The Indian Councils Act 1861 was an Act of the Parliament of the United Kingdom that transformed the Viceroy of India's executive council into a cabinet run on the portfolio system. This cabinet had six "ordinary members", who each took charge of a separate department in Calcutta's government: home, revenue, military, law, finance, and (after 1874) public works. The military Commander-in-Chief sat in with the council as an extraordinary member. The Executive Council was enlarged by addition of fifth member as Jurist. The Viceroy was allowed, under the provisions of the Act, to overrule the council on affairs if he deemed it necessary, as was the case in 1879, during the tenure of Lord Lytton.
The Viceroy was allowed to issue ordinances lasting six months if the Legislative Council is not in session in an emergency.
The Secretary of State for India, Sir Charles Wood, believed that the Act was of immense importance: "the act is a great experiment. That everything is changing in India is obvious enough, and that the old autocratic government cannot stand unmodified is indisputable."
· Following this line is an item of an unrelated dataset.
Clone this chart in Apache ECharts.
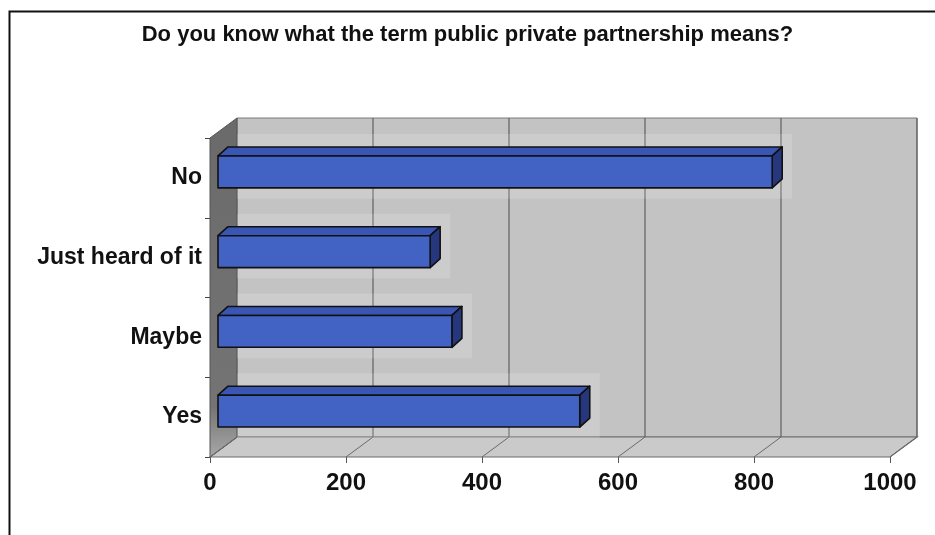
<!DOCTYPE html>
<html>
<head>
<meta charset="utf-8">
<script src="https://cdn.jsdelivr.net/npm/echarts@6/dist/echarts.min.js"></script>
<style>
html,body{margin:0;padding:0;background:#fff;}
#chart{width:935px;height:535px;}
</style>
</head>
<body>
<div id="chart"></div>
<script>
// ---- data ----
const titleText = 'Do you know what the term public private partnership means?';
const categories = ['Yes', 'Maybe', 'Just heard of it', 'No'];
const values = [532, 344, 312, 815];
const xTicks = [0, 200, 400, 600, 800, 1000];

// ---- style constants ----
const FONT = '"Liberation Sans", Arial, sans-serif';
const DEPTH = [27, -20];       // wall depth offset (px)
const BAR_OFF = [8, -6];       // bar front plane offset from front axis plane
const BAR_DEPTH = [10, -9];    // bar depth
const BAR_FRAC = 0.4;

const chart = echarts.init(document.getElementById('chart'));

function frameRender(params, api) {
  const cs = params.coordSys;
  const fx0 = cs.x, fx1 = cs.x + cs.width, fy0 = cs.y, fy1 = cs.y + cs.height;
  const dx = DEPTH[0], dy = DEPTH[1];
  const children = [];
  // back wall
  children.push({type: 'polygon', shape: {points: [[fx0+dx, fy0+dy], [fx1+dx, fy0+dy], [fx1+dx, fy1+dy], [fx0+dx, fy1+dy]]},
    style: {fill: '#c3c3c3', stroke: '#7a7a7a', lineWidth: 1}});
  // floor
  children.push({type: 'polygon', shape: {points: [[fx0, fy1], [fx1, fy1], [fx1+dx, fy1+dy], [fx0+dx, fy1+dy]]},
    style: {fill: '#cacaca', stroke: '#6a6a6a', lineWidth: 1.2}});
  // left wall
  children.push({type: 'polygon', shape: {points: [[fx0, fy0], [fx0+dx, fy0+dy], [fx0+dx, fy1+dy], [fx0, fy1]]},
    style: {fill: new echarts.graphic.LinearGradient(0, 0, 0, 1, [
      {offset: 0, color: '#6a6a6a'}, {offset: 0.85, color: '#747474'}, {offset: 1, color: '#a8a8a8'}]),
      stroke: '#555', lineWidth: 1}});
  // gridlines on back wall and floor
  xTicks.forEach(function (t) {
    const p = api.coord([t, 0]);
    const x = p[0];
    if (t > 0) {
      children.push({type: 'line', shape: {x1: x+dx, y1: fy0+dy, x2: x+dx, y2: fy1+dy},
        style: {stroke: '#5e5e5e', lineWidth: 1.2}});
    }
    children.push({type: 'line', shape: {x1: x, y1: fy1, x2: x+dx, y2: fy1+dy},
      style: {stroke: '#6a6a6a', lineWidth: 1}});
  });
  return {type: 'group', children: children};
}

function barRender(params, api) {
  const cat = api.value(1), v = api.value(0);
  const cs = params.coordSys;
  const p0 = api.coord([0, cat]);
  const p1 = api.coord([v, cat]);
  const band = api.size([0, 1])[1];
  const h = band * BAR_FRAC;
  const x0 = p0[0] + BAR_OFF[0], x1 = p1[0] + BAR_OFF[0];
  const yc = p0[1] + BAR_OFF[1];
  const yt = yc - h / 2, yb = yc + h / 2;
  const bx = BAR_DEPTH[0], by = BAR_DEPTH[1];
  const line = {stroke: '#111', lineWidth: 1.6, lineJoin: 'round'};
  return {type: 'group', children: [
    {type: 'rect', shape: {x: cs.x + DEPTH[0], y: yt + by - 13, width: x1 + bx + 10 - (cs.x + DEPTH[0]), height: (yb + 11) - (yt + by - 13)},
      style: {fill: 'rgba(255,255,255,0.15)'}},
    {type: 'polygon', shape: {points: [[x0, yt], [x1, yt], [x1+bx, yt+by], [x0+bx, yt+by]]},
      style: Object.assign({fill: '#3a56b4'}, line)},
    {type: 'polygon', shape: {points: [[x1, yt], [x1+bx, yt+by], [x1+bx, yb+by], [x1, yb]]},
      style: Object.assign({fill: '#26377d'}, line)},
    {type: 'rect', shape: {x: x0, y: yt, width: x1 - x0, height: h},
      style: Object.assign({fill: '#4263c4'}, line)}
  ]};
}

const option = {
  backgroundColor: '#ffffff',
  animation: false,
  title: {
    text: titleText, left: 'center', top: 19,
    textStyle: {fontFamily: FONT, fontSize: 22, fontWeight: 'bold', color: '#111'}
  },
  graphic: [{
    type: 'rect', left: 7, top: 9, shape: {width: 960, height: 560},
    style: {fill: 'none', stroke: '#111', lineWidth: 2}, z: 100
  }],
  grid: {left: 210, right: 45, top: 138, bottom: 78, containLabel: false},
  xAxis: {
    type: 'value', min: 0, max: 1000, interval: 200,
    axisLine: {show: false},
    axisTick: {show: true, length: 6, lineStyle: {color: '#555'}},
    splitLine: {show: false},
    axisLabel: {fontFamily: FONT, fontSize: 24, fontWeight: 'bold', color: '#111', margin: 14,
      formatter: function (v) { return String(v); }}
  },
  yAxis: {
    type: 'category', data: categories,
    axisLine: {show: true, lineStyle: {color: '#444'}},
    axisTick: {show: true, length: 5, lineStyle: {color: '#444'}},
    axisLabel: {fontFamily: FONT, fontSize: 23, fontWeight: 'bold', color: '#111', margin: 8},
    splitLine: {show: false}
  },
  series: [
    {type: 'custom', renderItem: frameRender, data: [[0, 0]], encode: {x: 0, y: 1}, z: 1, silent: true, clip: false},
    {type: 'custom', renderItem: barRender, encode: {x: 0, y: 1}, z: 2, clip: false,
      data: categories.map(function (c, i) { return [values[i], i]; })}
  ]
};
chart.setOption(option);
</script>
</body>
</html>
The 1861 Act restored the legislative powers of Bombay and Madras Presidencies taken away by the Charter Act of 1833. The legislative council at Calcutta was given extensive authority to pass laws for British India as a whole, but the legislative councils at Bombay and Madras were given the power to make laws for the "Peace and good Government" for only their respective presidencies.The Governor General was given the power to create new provinces for legislative purposes and could appoint Lieutenant Governors for the provinces.
However, from India's point of view, the act did little to improve the influence of Indians in the legislative council. The role of council was limited to advice, and no financial discussion could take place.